The Nvidia-Mercedes platform will also benefit from access to the models at the core of Drive. Nvidia plans to make available AI subsystems tailored to tasks like traffic light and sign recognition, object-spotting of vehicles and pedestrians, path perception, and gaze detection and gesture recognition. One model recently spotlighted on the company’s blog automatically generates control outputs for cars’ high beams using signals derived from road conditions.

Each Drive model can be customized and enhanced with Nvidia’s newly released suite of tools, which enable training using a range of machine learning development techniques. There’s active learning, for example, which improves accuracy and reduces data collection costs by automating data selection using AI; federated learning, which enables the use of data sets across countries and with other parties while maintaining data privacy; and transfer learning, which leverages pretraining and fine-tuning to develop models for specific apps and capabilities.

Nvidia Mercedes-Benz self-driving

Nvidia and Mercedes intend to jointly develop the AI and automated vehicle applications capable of level 2 and 3 self-driving, as well as automated parking functions up to level 4. According to the Society of Automotive Engineers, level 2 entails systems that take full control of vehicles but require drivers to be prepared to intervene at any time, while level 3 allows drivers to safely turn their attention away from driving tasks and level 4 requires no driver attention for safety.

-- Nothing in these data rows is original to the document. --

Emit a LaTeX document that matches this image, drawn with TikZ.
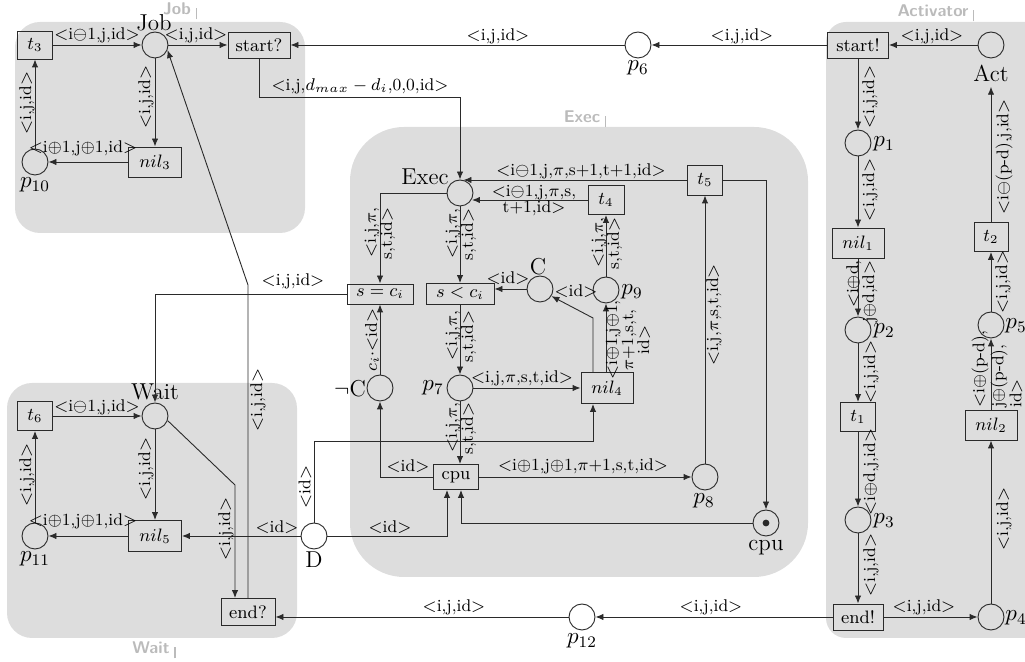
\RequirePackage{fix-cm}
\documentclass[tikz,border=0pt]{standalone}
\usetikzlibrary{arrows.meta}
\definecolor{modgray}{HTML}{DDDDDD}
\definecolor{titlegray}{HTML}{BBBBBB}
\definecolor{ln}{HTML}{2A2A2A}
\newcommand\lAng{$<$}
\newcommand\rAng{$>$}
\tikzset{
 place/.style={circle, draw=ln, line width=0.45pt, minimum size=13pt, inner sep=0pt},
 trans/.style={draw=ln, line width=0.45pt, inner sep=0pt, font=\fontsize{9}{10}\selectfont},
 lbl/.style={inner sep=0pt, font=\fontsize{8.5}{8}\selectfont},
 rlbl/.style={lbl, rotate=90},
 big/.style={inner sep=0pt, font=\fontsize{11.5}{12}\selectfont},
 arc/.style={draw=ln, line width=0.45pt, -{Latex[length=4pt,width=3.2pt]}},
 modtitle/.style={text=titlegray, font=\sffamily\bfseries\fontsize{8.5}{9}\selectfont, inner sep=0pt},
 tick/.style={draw=titlegray, line width=0.6pt},
}
\begin{document}
\begin{tikzpicture}[x=0.5pt,y=-0.5pt]
\useasboundingbox (0,0) rectangle (1025,662);
% modules
\fill[modgray, rounded corners=12.5pt] (15,22) rectangle (305,233);
\fill[modgray, rounded corners=27pt] (350,127) rectangle (808,577);
\fill[modgray, rounded corners=10pt] (826,22) rectangle (1060,638);
\fill[modgray, rounded corners=12.5pt] (7,383) rectangle (297,638);
\node[modtitle] (mJob) at (177,9) {Job};
\draw[tick] ([xshift=2.5pt,yshift=-2pt]mJob.south east) -- ++(0,-11);
\node[modtitle] (mExec) at (582,117) {Exec};
\draw[tick] ([xshift=2.5pt,yshift=-2pt]mExec.south east) -- ++(0,-11);
\node[modtitle] (mAct) at (933,11) {Activator};
\draw[tick] ([xshift=2.5pt,yshift=-2pt]mAct.south east) -- ++(0,-11);
\node[modtitle] (mWait) at (151,648) {Wait};
\draw[tick] ([xshift=2.5pt,yshift=-2pt]mWait.south east) -- ++(0,-11);

% Job module
\node[trans, minimum width=17.5pt, minimum height=14pt] (t3) at (35,45) {$t_3$};
\node[place] (Job) at (155,45) {};
\node[big] (lJob) at (154,23) {Job};
\node[trans, minimum width=31pt, minimum height=13pt] (startq) at (259,45) {start?};
\node[trans, minimum width=26.5pt, minimum height=15pt] (nil3) at (155,162) {$nil_3$};
\node[place] (p10) at (35,162) {};
\node[big] (lp10) at (35,185) {$p_{10}$};

% top
\node[place] (p6) at (638,45) {};
\node[big] (lp6) at (638,68) {$p_6$};

% Activator
\node[trans, minimum width=30.5pt, minimum height=13pt] (startb) at (858,45) {start!};
\node[place] (Act) at (991,45) {};
\node[big] (lAct) at (991,73) {Act};
\node[place] (p1) at (858,143) {};
\node[big] (lp1) at (884,144) {$p_1$};
\node[trans, minimum width=26pt, minimum height=15pt] (nil1) at (858,243) {$nil_1$};
\node[place] (p2) at (858,330) {};
\node[big] (lp2) at (884,331) {$p_2$};
\node[trans, minimum width=17.5pt, minimum height=14.5pt] (t1) at (858,417) {$t_1$};
\node[place] (p3) at (858,520) {};
\node[big] (lp3) at (884,521) {$p_3$};
\node[trans, minimum width=25pt, minimum height=13pt] (endb) at (858,617) {end!};
\node[place] (p4) at (991,617) {};
\node[big] (lp4) at (1016,618) {$p_4$};
\node[trans, minimum width=26pt, minimum height=15pt] (nil2) at (991,425) {$nil_2$};
\node[place] (p5) at (991,325) {};
\node[big] (lp5) at (1016,326) {$p_5$};
\node[trans, minimum width=17pt, minimum height=14.5pt] (t2) at (991,237) {$t_2$};

% Exec module
\node[place] (Exec) at (460,193) {};
\node[big] (lExec) at (425,177) {Exec};
\node[trans, minimum width=17.5pt, minimum height=15pt] (t5) at (705,180) {$t_5$};
\node[trans, minimum width=18pt, minimum height=14.5pt] (t4) at (606,200) {$t_4$};
\node[trans, minimum width=33pt, minimum height=10pt] (sc) at (380,294) {$s = c_i$};
\node[trans, minimum width=34pt, minimum height=10.5pt] (sl) at (460,294) {$s < c_i$};
\node[place] (C) at (540,289) {};
\node[big] (lC) at (538,267) {C};
\node[place] (p9) at (606,290) {};
\node[big] (lp9) at (632,292) {$p_9$};
\node[trans, minimum width=26pt, minimum height=15.5pt] (nil4) at (607,388) {$nil_4$};
\node[place] (p7) at (460,388) {};
\node[big] (lp7) at (433,388) {$p_7$};
\node[place] (nC) at (380,388) {};
\node[big] (lnC) at (350,389) {$\neg$C};
\node[trans, minimum width=22.5pt, minimum height=12.5pt] (cpuT) at (456,477) {cpu};
\node[place] (p8) at (705,477) {};
\node[big] (lp8) at (704,501) {$p_8$};
\node[place] (cpuP) at (766,523) {};
\fill[ln] (cpuP) circle (1.7pt);
\node[big] (lcpuP) at (766,548) {cpu};
\node[place] (D) at (314,536) {};
\node[big] (lD) at (314,560) {D};

% Wait module
\node[trans, minimum width=17.5pt, minimum height=14.5pt] (t6) at (35,416) {$t_6$};
\node[place] (Wait) at (155,416) {};
\node[big] (lWait) at (155,392) {Wait};
\node[trans, minimum width=26.5pt, minimum height=15.5pt] (nil5) at (155,536) {$nil_5$};
\node[place] (p11) at (35,536) {};
\node[big] (lp11) at (35,559) {$p_{11}$};
\node[trans, minimum width=27pt, minimum height=13.5pt] (endq) at (248,612) {end?};
\node[place] (p12) at (582,617) {};
\node[big] (lp12) at (582,641) {$p_{12}$};

% coordinates for bends
\coordinate (b1) at (460,97);
\coordinate (k1) at (593,318);
\coordinate (k2) at (593,441);
\coordinate (k3) at (447,536);
\coordinate (k4) at (461,523);
\coordinate (k5) at (235,485);
\coordinate (k6) at (248,285);

% Job connectors
\draw[arc] (t3.east) -- (Job.west);
\draw[arc] (Job.east) -- (startq.west);
\draw[arc] (Job.south) -- (nil3.north);
\draw[arc] (nil3.west) -- (p10.east);
\draw[arc] (p10.north) -- (t3.south);
\draw[arc] (p6.west) -- (startq.east);
\draw[arc] (startb.west) -- (p6.east);
\draw[arc] (Act.west) -- (startb.east);
\draw[arc] (startq.south) |- (b1) -- (Exec.north);
\draw[arc] (k6 |- endq.north) -- (k6) -- (Job.-22);

% Activator connectors
\draw[arc] (startb.south) -- (p1.north);
\draw[arc] (p1.south) -- (nil1.north);
\draw[arc] (nil1.south) -- (p2.north);
\draw[arc] (p2.south) -- (t1.north);
\draw[arc] (t1.south) -- (p3.north);
\draw[arc] (p3.south) -- (endb.north);
\draw[arc] (endb.east) -- (p4.west);
\draw[arc] (p4.north) -- (nil2.south);
\draw[arc] (nil2.north) -- (p5.south);
\draw[arc] (p5.north) -- (t2.south);
\draw[arc] (t2.north) -- ([yshift=-2.5pt]t2.north |- lAct.south);
\draw[arc] (endb.west) -- (p12.east);
\draw[arc] (p12.west) -- (p12.west -| endq.east);

% Exec connectors
\draw[arc] (t5.west) -- (t5.west -| Exec.75);
\draw[arc] (t4.west) -- (t4.west -| Exec.-27);
\draw[arc] (Exec.west) -| (sc.north);
\draw[arc] (Exec.south) -- (sl.north);
\draw[arc] (C.west) -- (C.west -| sl.east);
\draw[arc] (nil4.north -| k1) -- (k1) -- (C.-32);
\draw[arc] (p9.north) -- (t4.south);
\draw[arc] (nil4.north -| p9) -- (p9.south);
\draw[arc] (sl.south) -- (p7.north);
\draw[arc] (p7.east) -- (nil4.west);
\draw[arc] (p7.south) -- (cpuT.north -| p7);
\draw[arc] (cpuT.west) -| (nC.south);
\draw[arc] (nC.north) -- (sc.south);
\draw[arc] (cpuT.east) -- (p8.west);
\draw[arc] (p8.north) -- (t5.south);
\draw[arc] (t5.east) -| (cpuP.north);
\draw[arc] (cpuP.west) -- (k4) -- (k4 |- cpuT.south);
\draw[arc] (D.north) |- (k2) -- (k2 |- nil4.south);
\draw[arc] (D.east) -- (k3) -- (k3 |- cpuT.south);
\draw[arc] (D.west) -- (nil5.east);
\draw[arc] (sc.west) -| (Wait.north);

% Wait connectors
\draw[arc] (nil5.west) -- (p11.east);
\draw[arc] (p11.north) -- (t6.south);
\draw[arc] (t6.east) -- (Wait.west);
\draw[arc] (Wait.south) -- (nil5.north);
\draw[arc] (Wait.-20) -- (k5) -- (k5 |- endq.north);

% horizontal labels
\node[lbl] (a1) at (97,35) {\lAng i$\ominus$1,j,id\rAng};
\node[lbl] (a2) at (196,35) {\lAng i,j,id\rAng};
\node[lbl] (a3) at (83,148) {\lAng i$\oplus$1,j$\oplus$1,id\rAng};
\node[lbl] (a4) at (498,36) {\lAng i,j,id\rAng};
\node[lbl] (a5) at (742,36) {\lAng i,j,id\rAng};
\node[lbl] (a6) at (932,36) {\lAng i,j,id\rAng};
\node[lbl] (a7) at (360,86) {\lAng i,j,$d_{max} - d_i$,0,0,id\rAng};
\node[lbl] (a8) at (581,171) {\lAng i$\ominus$1,j,$\pi$,s+1,t+1,id\rAng};
\node[lbl, align=center] (a9) at (534,200) {\lAng i$\ominus$1,j,$\pi$,s,\\t+1,id\rAng};
\node[lbl] (a10) at (508,278) {\lAng id\rAng};
\node[lbl] (a11) at (576,291) {\lAng id\rAng};
\node[lbl] (a12) at (522,378) {\lAng i,j,$\pi$,s,t,id\rAng};
\node[lbl] (a13) at (408,466) {\lAng id\rAng};
\node[lbl] (a14) at (583,466) {\lAng i$\oplus$1,j$\oplus$1,$\pi$+1,s,t,id\rAng};
\node[lbl] (a15) at (390,527) {\lAng id\rAng};
\node[lbl] (a16) at (277,527) {\lAng id\rAng};
\node[lbl] (a17) at (293,281) {\lAng i,j,id\rAng};
\node[lbl] (a18) at (97,407) {\lAng i$\ominus$1,j,id\rAng};
\node[lbl] (a19) at (83,521) {\lAng i$\oplus$1,j$\oplus$1,id\rAng};
\node[lbl] (a20) at (924,607) {\lAng i,j,id\rAng};
\node[lbl] (a21) at (711,607) {\lAng i,j,id\rAng};
\node[lbl] (a22) at (454,607) {\lAng i,j,id\rAng};

% rotated single-line labels
\node[rlbl] (r1) at (146,97) {\lAng i,j,id\rAng};
\node[rlbl] (r2) at (27,103) {\lAng i,j,id\rAng};
\node[rlbl] (r3) at (870,97) {\lAng i,j,id\rAng};
\node[rlbl] (r4) at (870,190) {\lAng i,j,id\rAng};
\node[rlbl] (r5) at (871,372) {\lAng i,j,id\rAng};
\node[rlbl] (r6) at (871,472) {\lAng i$\oplus$d,j,id\rAng};
\node[rlbl] (r7) at (871,565) {\lAng i,j,id\rAng};
\node[rlbl] (r8) at (1004,519) {\lAng i,j,id\rAng};
\node[rlbl] (r9) at (1003,282) {\lAng i,j,id\rAng};
\node[rlbl] (r10) at (1004,157) {\lAng i$\ominus$(p-d),j,id\rAng};
\node[rlbl] (r11) at (714,315) {\lAng i,j,$\pi$,s,t,id\rAng};
\node[rlbl] (r12) at (372,340) {$c_i\cdot$\lAng id\rAng};
\node[rlbl] (r13) at (146,469) {\lAng i,j,id\rAng};
\node[rlbl] (r14) at (27,475) {\lAng i,j,id\rAng};
\node[rlbl] (r15) at (226,529) {\lAng i,j,id\rAng};
\node[rlbl] (r16) at (258,400) {\lAng i,j,id\rAng};
\node[rlbl] (r17) at (305,487) {\lAng id\rAng};

% rotated multi-line labels
\node[rlbl, anchor=east, align=right] (m1) at (380,207) {\lAng i,j,$\pi$,\\s,t,id\rAng};
\node[rlbl, anchor=east, align=right] (m2) at (461,208) {\lAng i,j,$\pi$,\\s,t,id\rAng};
\node[rlbl, anchor=east, align=right] (m3) at (607,217) {\lAng i,j,$\pi$,\\s,t,id\rAng};
\node[rlbl, anchor=east, align=right] (m4) at (461,310) {\lAng i,j,$\pi$,\\s,t,id\rAng};
\node[rlbl, anchor=east, align=right] (m5) at (461,402) {\lAng i,j,$\pi$,\\s,t,id\rAng};
\node[rlbl, anchor=east, align=right] (m6) at (862,260) {\lAng i$\oplus$d,\\j$\oplus$d,id\rAng};
\node[rlbl, align=center] (m7) at (628,340) {\lAng i$\oplus$1,j$\oplus$1,\\$\pi$+1,s,t,\\id\rAng};
\node[rlbl, anchor=west, align=left, font=\fontsize{8.5}{6.8}\selectfont] (m8) at (997,408) {\lAng i$\oplus$(p-d),\\j$\oplus$(p-d),\\id\rAng};
\end{tikzpicture}
\end{document}
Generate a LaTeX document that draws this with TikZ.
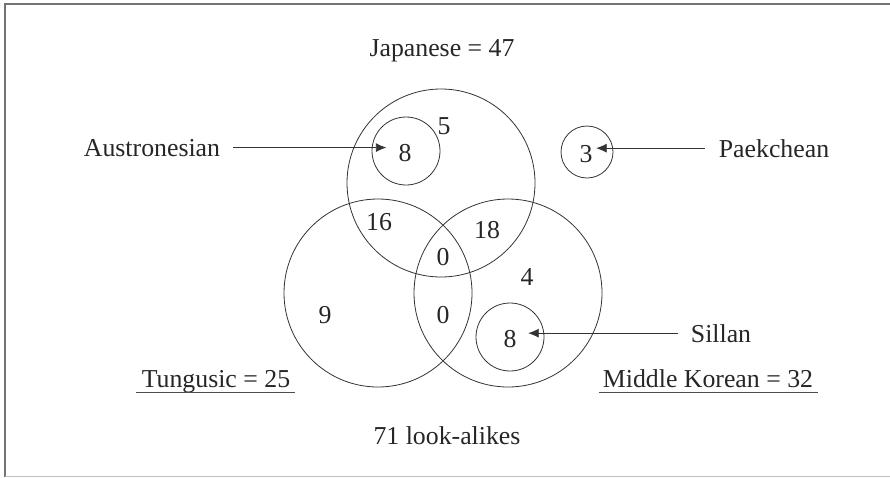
\documentclass[tikz,border=0pt]{standalone}
\usepackage{fontspec}
\setmainfont{Liberation Serif}
\usetikzlibrary{arrows.meta}
\begin{document}
\begin{tikzpicture}[x=1pt,y=-1pt,
  ring/.style={circle,draw=black!80,line width=0.8pt,inner sep=0pt},
  lbl/.style={anchor=base,inner sep=0pt,font=\fontsize{25.8}{30}\selectfont,text=black!85},
  arr/.style={line width=0.8pt,draw=black!80,-{Latex[length=10.5pt,width=9pt]}},
  uline/.style={line width=1pt,draw=black!70}]
  \useasboundingbox (0,0) rectangle (890,477);
  % page edges: top and left rules, faint bottom rule
  \draw[line width=2pt,draw=black!55] (5,477) -- (5,4) -- (890,4);
  \draw[line width=1pt,draw=black!25] (5,476) -- (890,476);

  % the three main circles
  \node[ring,minimum size=188pt] (jp) at (441,183) {};
  \node[ring,minimum size=188pt] (tg) at (378,293) {};
  \node[ring,minimum size=188pt] (mk) at (508,293) {};
  % small circles
  \node[ring,minimum size=68pt] (au) at (406,151) {};
  \node[ring,minimum size=52pt] (pk) at (587,152) {};
  \node[ring,minimum size=68pt] (sl) at (510,337) {};

  % region counts
  \node[lbl] (n5)  at (444,134) {5};
  \node[lbl] (n8a) at (405,161) {8};
  \node[lbl] (n3)  at (586,162) {3};
  \node[lbl] (n16) at (379,230) {16};
  \node[lbl] (n18) at (487,238) {18};
  \node[lbl] (n0a) at (443,265) {0};
  \node[lbl] (n4)  at (527,285) {4};
  \node[lbl] (n9)  at (325,323) {9};
  \node[lbl] (n0b) at (443,323) {0};
  \node[lbl] (n8s) at (510,347) {8};

  % labels
  \node[lbl] (jpl) at (442,56) {Japanese = 47};
  \node[lbl] (aul) at (152,156) {Austronesian};
  \node[lbl] (pkl) at (774,157) {Paekchean};
  \node[lbl] (sll) at (721,342) {Sillan};
  \node[lbl] (tgl) at (216,387) {Tungusic = 25};
  \node[lbl] (mkl) at (708,387) {Middle Korean = 32};
  \node[lbl] (tot) at (447,444) {71 look-alikes};

  % underlines
  \draw[uline] (136,392) -- (295,392);
  \draw[uline] (599,392) -- (818,392);

  % pointers
  \draw[arr] ([xshift=13pt]aul.east) -- ([xshift=-12pt]n8a.west |- aul.east);
  \draw[arr] ([xshift=-14pt]pkl.west) -- ([xshift=3.5pt]n3.east |- pkl.west);
  \draw[arr] ([xshift=-13pt]sll.west) -- ([xshift=11.5pt]n8s.east |- sll.west);
\end{tikzpicture}
\end{document}
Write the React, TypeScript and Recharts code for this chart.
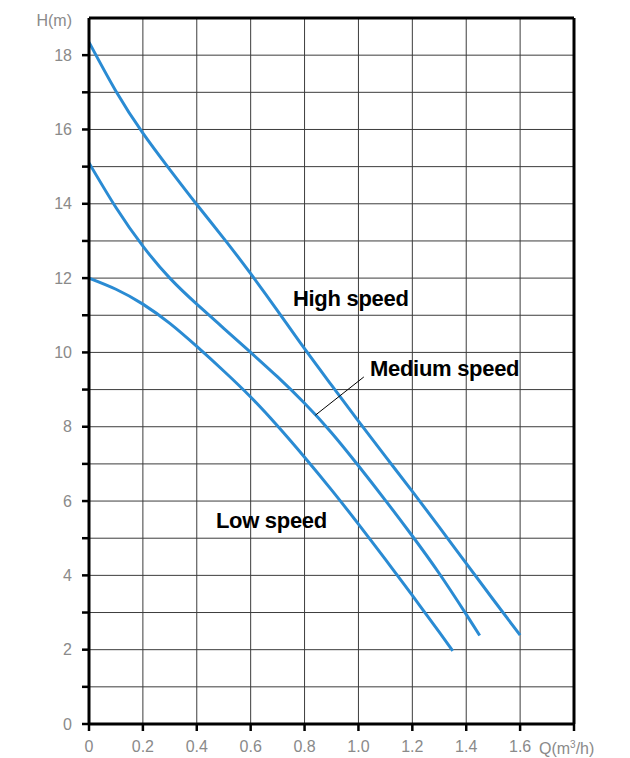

The reveal of Nvidia’s and Mercedes’ self-driving platform comes after Ford unveiled an autonomous driving system to rival Tesla’s Autopilot. First available on the Mach-E followed by other models in Ford’s 2021 lineup, notably the all-new F-150, Active Drive Assist can control vehicle speed and steering through cameras and radar on pre-mapped roads. Meanwhile, GM recently pledged to expand its semi-autonomous highway assist system, Super Cruise, to 22 vehicles by 2023, including 10 by next year.